Pentagon Cuts Eased by $22.3 Billion Under Budget DealTony Capaccio
The U.S. Defense Department would get $22.3 billion in relief from spending cuts this fiscal year under the budget deal reached by congressional negotiators, according to aides to lawmakers and Pentagon officials.
The Defense Department would still face about $30 billion in cuts under the process called sequestration in the year that began Oct. 1, down from $52 billion previously required, according to the aides and officials, who asked not to be identified discussing details that haven’t been made public.

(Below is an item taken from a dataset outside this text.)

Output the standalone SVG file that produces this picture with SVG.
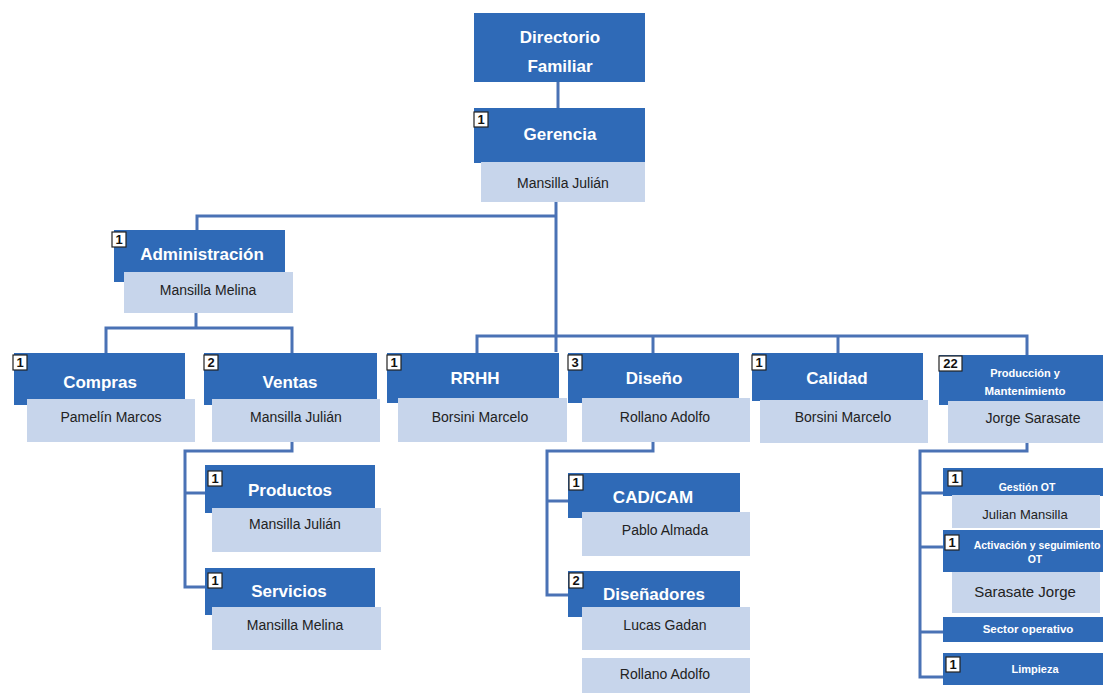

The proposal engineered by Democratic Senator Patty Murray of Washington state and Republican Representative Paul Ryan of Wisconsin would ease the automatic cuts in defense and domestic programs for two years, remove the risk of a government shutdown and cut the deficit by $23 billion.
Unlike stopgap spending legislation now in effect, the budget deal and appropriations measures that would follow would let the Department of Defense award new multi-year contracts to contractors, start new programs and increase the production rates for existing ones.
“While this agreement doesn’t solve every budget problem facing DoD, it will help address our military readiness challenge by restoring funding for training and procurement, especially in fiscal year 2014,” Defense Secretary Chuck Hagel said today in an e-mailed statement.
The House may vote today on the accord. Passage would send it to the Senate for a likely vote next week.
Under the plan, the Defense Department’s base budget, not including wartime spending, would be about $498 billion after the $22.3 billion in sequestration relief.
That’s still less than the Pentagon’s $527 billion budget request. The deal would require the Senate and House appropriations committees to act by Jan. 15 on spending legislation that fits within the new budget caps.
While sequestration called for across-the-board spending reductions, the budget deal would give the appropriations committees power to decide how to apportion relief and where to apply remaining cuts. That may set off intense lobbying by defense contractors and interest groups.
“This is partial relief from sequester, not a complete elimination,” Todd Harrison, a defense analyst for the Center for Strategic and Budget Assessments in Washington, said in an e-mail.
Even if the budget deal wins passage in Congress, “the appropriators have to come up with bills that fit within these budget caps,” Harrison said. “That’s going to be hard to do by Jan. 15.”
The $30 billion reduction the Pentagon still would face is less than the $37 billion that was cut in the previous fiscal year.